Democrats see healthcare finish line

President Barack Obama and House Democrats claimed significant progress Thursday as momentum appeared to increase for swift final action on healthcare reform.

After a year of legislative tussling among Democrats in both the House and Senate and after an intense day of negotiating between Obama and the leaders of both chambers on Wednesday, senior House Democrats indicated they could be ready to put the finishing touches on final legislation before the beginning of next week.

{mosads}“We’re on the brink of passing healthcare reform,” said House Speaker Nancy Pelosi (D-Calif.). “We are making progress which will get [us] closer to reconciling the House and Senate bills.”

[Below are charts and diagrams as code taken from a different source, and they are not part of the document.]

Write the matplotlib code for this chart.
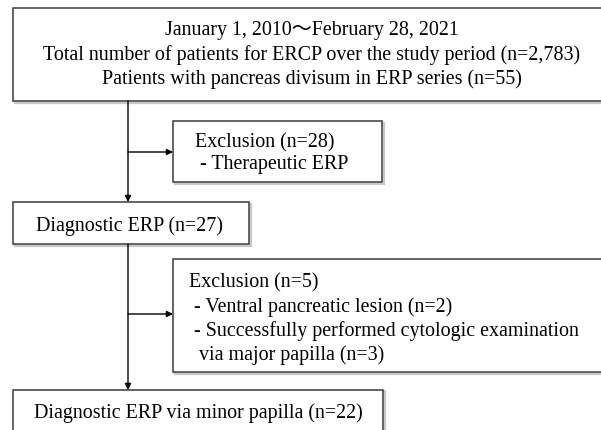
import matplotlib
matplotlib.use("Agg")
from matplotlib import pyplot as plt
from matplotlib.patches import Rectangle

plt.rcParams['font.family'] = ['Liberation Serif', 'Noto Sans CJK JP', 'DejaVu Sans']

# flowchart content
study_period = "January 1, 2010～February 28, 2021"
n_total = "2,783"
n_pd = 55
n_therapeutic = 28
n_diagnostic = 27
n_excl2 = 5
n_ventral = 2
n_major = 3
n_minor = 22

top_lines = [study_period,
             "Total number of patients for ERCP over the study period (n=%s)" % n_total,
             "Patients with pancreas divisum in ERP series (n=%d)" % n_pd]
excl1_lines = ["Exclusion (n=%d)" % n_therapeutic, " - Therapeutic ERP"]
diag_text = "Diagnostic ERP (n=%d)" % n_diagnostic
excl2_lines = ["Exclusion (n=%d)" % n_excl2,
               " - Ventral pancreatic lesion (n=%d)" % n_ventral,
               " - Successfully performed cytologic examination",
               "  via major papilla (n=%d)" % n_major]
final_text = "Diagnostic ERP via minor papilla (n=%d)" % n_minor

FS = 14.4
fig = plt.figure(figsize=(6.01, 4.31), dpi=100)
ax = fig.add_axes([0, 0, 1, 1])
ax.set_xlim(0, 601)
ax.set_ylim(431, 0)
ax.axis("off")


def box(x0, y0, x1, y1):
    # soft shadow then the box itself
    ax.add_patch(Rectangle((x0 + 1.5, y0 + 1.5), x1 - x0, y1 - y0, fill=False,
                           ec="#c8c8c8", lw=1.6, zorder=1))
    ax.add_patch(Rectangle((x0, y0), x1 - x0, y1 - y0, fc="white",
                           ec="#3a3a3a", lw=1.1, zorder=2))


def arrow(x0, y0, x1, y1):
    ax.annotate("", xy=(x1, y1), xytext=(x0, y0),
                arrowprops=dict(arrowstyle="-|>", color="black", lw=1.0,
                                mutation_scale=9, shrinkA=0, shrinkB=0), zorder=3)


# boxes
box(13, 9, 611, 102)
box(173, 122, 382, 183)
box(13, 203, 249, 245)
box(173, 260, 612, 373)
box(13, 391, 383, 445)

# connectors
arrow(128, 102, 128, 203)
arrow(128, 153, 173, 153)
arrow(128, 245, 128, 391)
arrow(128, 315, 173, 315)

# texts
for i, s in enumerate(top_lines):
    ax.text(312, 31 + 24 * i, s, ha="center", va="center", fontsize=FS, zorder=4)
for i, s in enumerate(excl1_lines):
    ax.text(195, 143 + 22 * i, s, ha="left", va="center", fontsize=FS, zorder=4)
ax.text(129, 226, diag_text, ha="center", va="center", fontsize=FS, zorder=4)
for i, s in enumerate(excl2_lines):
    ax.text(189, 283 + 24 * i, s, ha="left", va="center", fontsize=FS, zorder=4)
ax.text(198, 413, final_text, ha="center", va="center", fontsize=FS, zorder=4)

plt.savefig("out.png", dpi=100)
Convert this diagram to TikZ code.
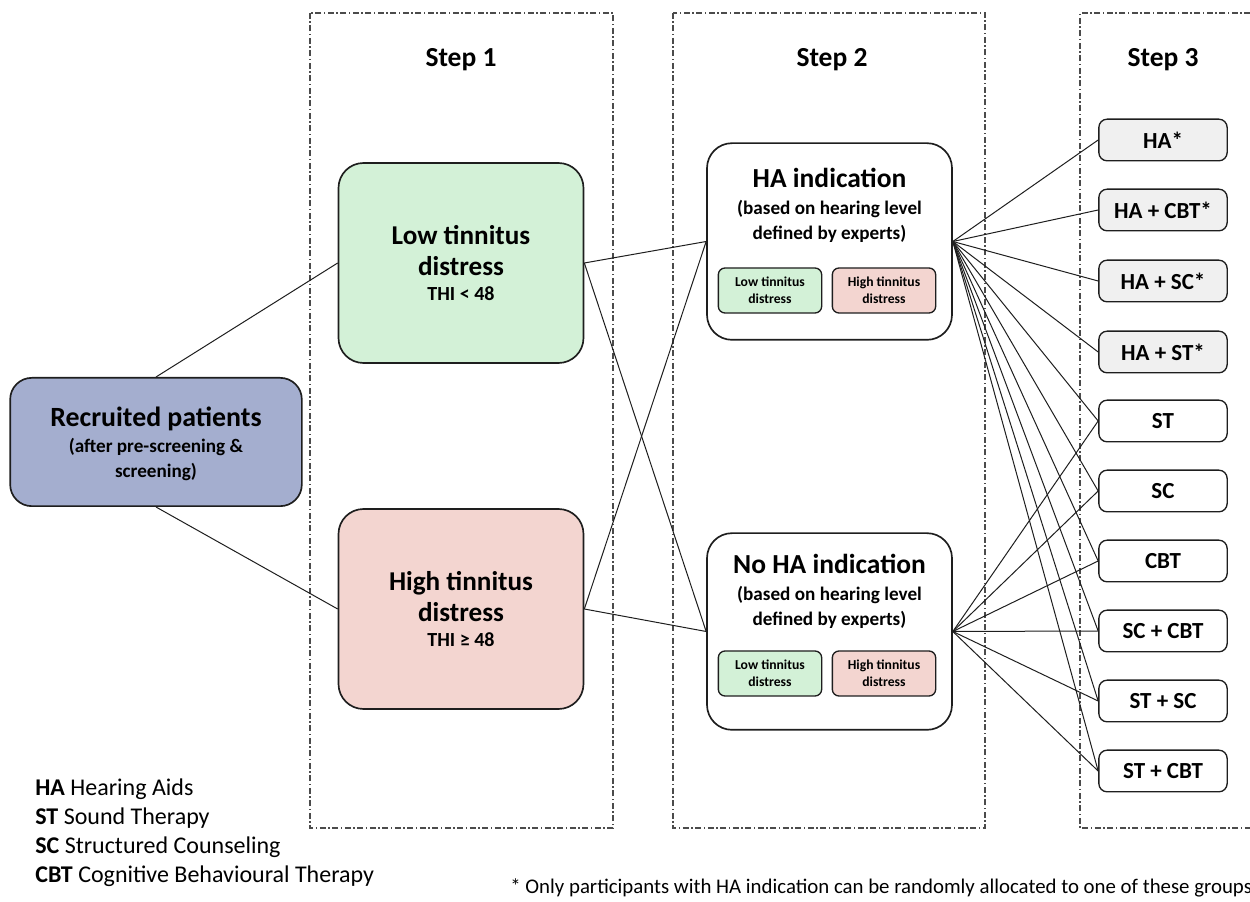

With the finish line in sight, Obama visited Capitol Hill to rally Democrats on healthcare and the rest of their legislative agenda Thursday. Earlier in the day, the president and his senior aides brokered a crucial deal to scale back a tax on high-cost health insurance plans that seemingly cemented the support of labor unions, a powerful Democratic ally, for final action on the healthcare bill.

Earlier in the day, House Ways and Means Committee Chairman Charles Rangel (D-N.Y.) said he hoped Democrats would submit a final package for a Congressional Budget Office cost estimate by Saturday. That process would likely take more than a week. Pelosi also vowed Thursday that the full text of the healthcare bill would be published online for 72 hours before a House vote.

House Democrats expressed confidence that the compromise on the tax, which is not in the House-passed bill but is the key revenue-raiser in the Senate-passed bill and enjoys the support of the president, provided a boost to the prospects of securing the 218 votes needed to pass the measure.

Obama has ratcheted up the pressure on congressional Democratic leaders as he pushes for a resolution of the healthcare debate before he delivers his first State of the Union address in a few weeks.

“We don’t have a deadline. We don’t have a specific date,” said House Majority Leader Steny Hoyer (D-Md.). “What we are doing is trying to conclude our discussions with the Senate as quickly as possible so that we can get this matter to the floor and have it adopted as quickly as possible.”

Obama and Democrats on Capitol Hill also are eager to move on to other matters, especially dealing with the sagging economy. In addition, Democrats are at increasing risk of losing the Senate seat formerly held by the late Edward Kennedy (Mass.) – and their priceless 60th vote — in a special election scheduled for Tuesday.

House Democratic leaders cautioned they had not yet signed on to the deal between the White House and the unions. “I have not seen the agreement,” Pelosi said. “But I’m very pleased.”

One of the House’s leading voices in opposition to the excise tax, Rep. Joe Courtney (D-Conn.), conditionally embraced that the scaled-back version worked out by the White House and the unions was likely good enough to answer his concerns. “However, the devil is in the details and I will reserve judgment on any compromise until I have had the time to review the proposal,” he said.

Following Obama’s 20-minute address to the caucus and a closed-door question-and-answer session between the president and lawmakers, House Democratic leaders gathered for a private meeting to review the progress made over the past two days and prepare for a nighttime meeting with Obama at the White House.


During the private session, Obama sought to inspire the lawmakers to cast their political anxiety about the healthcare bill aside. “This is something that will last. You will look back and say this is one of the most significant accomplishments you’ve ever made,” he said, according to a Democratic aide. “Stay true to your core values and America will be better for it.”

A plethora of questions about the healthcare bill remain unanswered on issues such as whether a proposed health insurance exchange would be national or state-based, whether to hike the Medicare payroll tax and apply it to investment income for the first time and how to retain the support of liberal lawmakers who object to the bills’ restrictions on abortion coverage.

Hoyer indicated that the House, the Senate and Obama have more work ahead of them. “All of the matters are on the table,” he said. “None of them will be decided until all of them are decided.”

But House Democrats signaled they were closer than ever to backing the final healthcare bill after more than a week of public griping that the more liberal House was being asked to give up too many of its priorities, such as the public option, because of threats by centrist Senate Democrats to withdraw their support from the bill.

Rep. Lynn Woolsey (D-Calif.), co-chairwoman of the Congressional Progressive Caucus, repeated her complaints that Obama has abandoned the public option and expressed concern the Senate would also prevail in its preference for state-based insurance exchanges. But, she added, “It’s probably as good as we’re going to get.”